[Python-ideas] Fix default encodings on Windows

Chris Angelico rosuav at gmail.com
Wed Aug 10 20:41:01 EDT 2016


On Thu, Aug 11, 2016 at 9:40 AM, Steve Dower <steve.dower at python.org> wrote:
> On 10Aug2016 1431, Chris Angelico wrote:
>> I'd rather a single consistent default encoding.
>
> I'm proposing to make that single consistent default encoding utf-8. It
> sounds like we're in agreement?

Yes, we are. I was disagreeing with Random's suggestion that mbcs
would also serve. Defaulting to UTF-8 everywhere is (a) consistent on
all systems, regardless of settings; and (b) consistent with
bytes.decode() and str.encode(), both of which default to UTF-8.

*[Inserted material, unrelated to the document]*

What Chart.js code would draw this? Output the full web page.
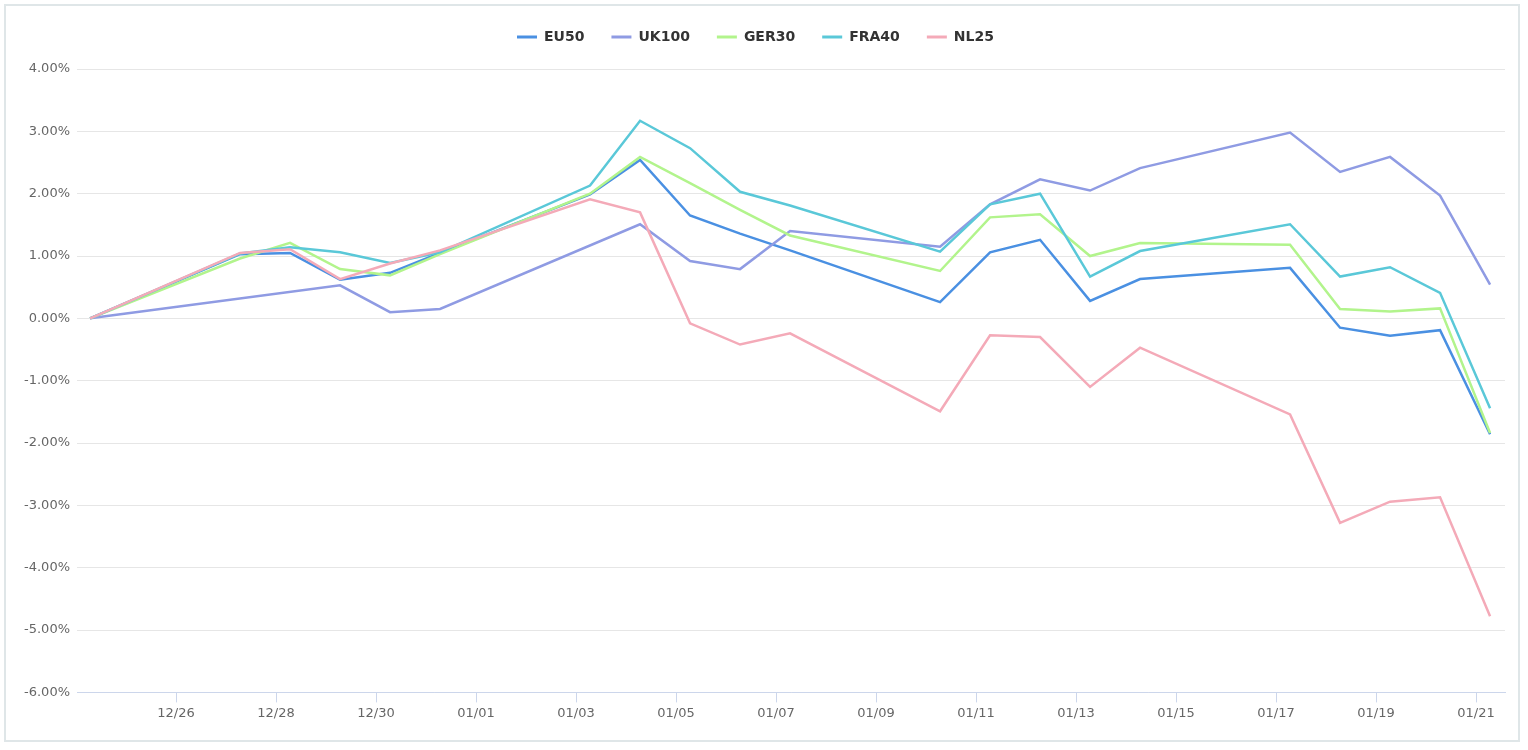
<!DOCTYPE html>
<html>
<head>
<meta charset="utf-8">
<script src="https://cdn.jsdelivr.net/npm/chart.js@4"></script>
<style>
  body { margin: 0; background: #fff; }
  #frame {
    position: absolute; left: 4px; top: 4px;
    width: 1516px; height: 738px;
    box-sizing: border-box;
    border: 2px solid #dfe6e8;
  }
  #wrap { position: absolute; left: 6px; top: 0; width: 1512px; height: 740px; }
</style>
</head>
<body>
<div id="frame"></div>
<div id="wrap"><canvas id="chart"></canvas></div>
<script>
// trading days (UK100 has gaps on its holidays)
const dates = [
  "2021-12-24", "2021-12-27", "2021-12-28", "2021-12-29", "2021-12-30", "2021-12-31",
  "2022-01-03", "2022-01-04", "2022-01-05", "2022-01-06", "2022-01-07",
  "2022-01-10", "2022-01-11", "2022-01-12", "2022-01-13", "2022-01-14",
  "2022-01-17", "2022-01-18", "2022-01-19", "2022-01-20", "2022-01-21"
];

const eu50  = [0, 1.03, 1.05, 0.62, 0.73, 1.05, 1.99, 2.54, 1.65, 1.36, 1.09, 0.26, 1.06, 1.26, 0.28, 0.63, 0.81, -0.15, -0.28, -0.19, -1.86];
const uk100 = [0, null, null, 0.53, 0.10, 0.15, null, 1.51, 0.92, 0.79, 1.40, 1.15, 1.83, 2.23, 2.05, 2.41, 2.98, 2.35, 2.59, 1.97, 0.54];
const ger30 = [0, 0.96, 1.21, 0.79, 0.69, 1.03, 2.00, 2.59, 2.17, 1.74, 1.33, 0.76, 1.62, 1.67, 1.00, 1.21, 1.18, 0.15, 0.11, 0.16, -1.84];
const fra40 = [0, 1.04, 1.14, 1.06, 0.89, 1.06, 2.13, 3.17, 2.73, 2.03, 1.81, 1.07, 1.83, 2.00, 0.67, 1.08, 1.51, 0.67, 0.82, 0.41, -1.44];
const nl25  = [0, 1.05, 1.11, 0.63, 0.88, 1.09, 1.91, 1.70, -0.08, -0.42, -0.24, -1.49, -0.27, -0.30, -1.10, -0.47, -1.54, -3.28, -2.94, -2.87, -4.78];

const tickDates = [
  "2021-12-26", "2021-12-28", "2021-12-30", "2022-01-01", "2022-01-03", "2022-01-05", "2022-01-07",
  "2022-01-09", "2022-01-11", "2022-01-13", "2022-01-15", "2022-01-17", "2022-01-19", "2022-01-21"
];

const seriesNames = ["EU50", "UK100", "GER30", "FRA40", "NL25"];
const seriesColors = ["#4a90e2", "#8f9be3", "#b2f48c", "#5ac8d8", "#f4aab8"];
const seriesValues = [eu50, uk100, ger30, fra40, nl25];

// x axis in days since the first date; quotes are stamped in the morning
const START = Date.UTC(2021, 11, 24);
const QUOTE_HOUR = 6.75;
function dayOf(iso) {
  const [y, m, d] = iso.split("-").map(Number);
  return (Date.UTC(y, m - 1, d) - START) / 86400000;
}
function mmdd(iso) {
  const p = iso.split("-");
  return p[1] + "/" + p[2];
}

const datasets = seriesNames.map((name, i) => ({
  label: name,
  data: dates.map((d, j) => ({ x: dayOf(d) + QUOTE_HOUR / 24, y: seriesValues[i][j] })),
  borderColor: seriesColors[i],
  backgroundColor: seriesColors[i],
  borderWidth: 2.5,
  pointRadius: 0,
  tension: 0,
  spanGaps: true,
  order: seriesNames.length - i
}));

// push the plot area down below the legend
const legendSpacer = {
  id: "legendSpacer",
  beforeLayout(chart) {
    const lg = chart.legend;
    if (lg && !lg._spaced) {
      const fit = lg.fit;
      lg.fit = function () { fit.call(this); this.height += 15; };
      lg._spaced = true;
    }
  }
};

const ctx = document.getElementById("chart").getContext("2d");
new Chart(ctx, {
  type: "line",
  data: { datasets },
  plugins: [legendSpacer],
  options: {
    responsive: true,
    maintainAspectRatio: false,
    animation: false,
    devicePixelRatio: 1,
    layout: { padding: { top: 3, right: 13, bottom: 16, left: 0 } },
    plugins: {
      tooltip: { enabled: false },
      legend: {
        position: "top",
        labels: {
          boxWidth: 20,
          boxHeight: 3,
          padding: 27,
          color: "#333",
          font: { family: "DejaVu Sans", size: 14, weight: "bold" },
          sort: (a, b) => a.datasetIndex - b.datasetIndex,
          generateLabels(chart) {
            const items = Chart.defaults.plugins.legend.labels.generateLabels(chart);
            items.forEach(it => { it.lineWidth = 0; });
            return items;
          }
        }
      }
    },
    scales: {
      x: {
        type: "linear",
        min: 0.02,
        max: 28.58,
        afterBuildTicks(scale) {
          scale.ticks = tickDates.map(d => ({ value: dayOf(d) }));
        },
        ticks: {
          autoSkip: false,
          maxRotation: 0,
          padding: 3,
          color: "#666",
          font: { family: "DejaVu Sans", size: 13 },
          callback: (v, i) => mmdd(tickDates[i])
        },
        grid: { drawOnChartArea: false, drawTicks: true, tickLength: 10, tickColor: "#ccd6eb" },
        border: { color: "#ccd6eb", width: 1 }
      },
      y: {
        min: -6,
        max: 4,
        afterFit(scale) { scale.width = 71; },
        ticks: {
          stepSize: 1,
          padding: 7,
          color: "#666",
          font: { family: "DejaVu Sans", size: 13 },
          callback: v => v.toFixed(2) + "%"
        },
        grid: { color: "#e6e6e6", drawTicks: false },
        border: { display: false }
      }
    }
  }
});
</script>
</body>
</html>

>> -0.5. Is there any precedent for this kind of data-based detection
>> being the default? An explicit "utf-sig" could do a full detection,
>> but even then it's not perfect - how do you distinguish UTF-32LE from
>> UTF-16LE that starts with U+0000? Do you say "UTF-32 is rare so we'll
>> assume UTF-16", or do you say "files starting U+0000 are rare, so
>> we'll assume UTF-32"?
>
>
> The BOM exists solely for data-based detection, and the UTF-8 BOM is
> different from the UTF-16 and UTF-32 ones. So we either find an exact BOM
> (which IIRC decodes as a no-op spacing character, though I have a feeling
> some version of Unicode redefined it exclusively for being the marker) or we
> use utf-8.
>
> But the main reason for detecting the BOM is that currently opening files
> with 'utf-8' does not skip the BOM if it exists. I'd be quite happy with
> changing the default encoding to:
>
> * utf-8-sig when reading (so the UTF-8 BOM is skipped if it exists)
> * utf-8 when writing (so the BOM is *not* written)
>
> This provides the best compatibility when reading/writing files without
> making any guesses. We could reasonably extend this to read utf-16 and
> utf-32 if they have a BOM, but that's an extension and not necessary for the
> main change.

AIUI the utf-8-sig encoding is happy to decode something that doesn't
have a signature, right? If so, then yes, I would definitely support
that mild mismatch in defaults. Chew up that UTF-8 aBOMination and
just use UTF-8 as is.

I've almost never seen files stored in UTF-32 (even UTF-16 isn't all
that common compared to UTF-8), so I wouldn't stress too much about
that. Recognizing FE FF or FF FE and decoding as UTF-16 might be worth
doing, but it could easily be retrofitted (that byte sequence won't
decode as UTF-8).

>>> * force the console encoding to UTF-8 on initialize and revert on
>>> finalize
>>
>>
>> -0 for Python itself; +1 for Python's interactive interpreter.
>> Programs that mess with console settings get annoying when they crash
>> out and don't revert properly. Unless there is *no way* that you could
>> externally kill the process without also bringing the terminal down,
>> there's the distinct possibility of messing everything up.
>
>
> The main problem here is that if the console is not forced to UTF-8 then it
> won't render any of the characters correctly.

Ehh, that's annoying. Is there a way to guarantee, at the process
level, that the console will be returned to "normal state" when Python
exits? If not, there's the risk that people run a Python program and
then the *next* program gets into trouble.

But if that happens only on abnormal termination ("I killed Python
from Task Manager, and it left stuff messed up so I had to close the
console"), it's probably an acceptable risk. And the benefit sounds
well worthwhile. Revising my recommendation to +0.9.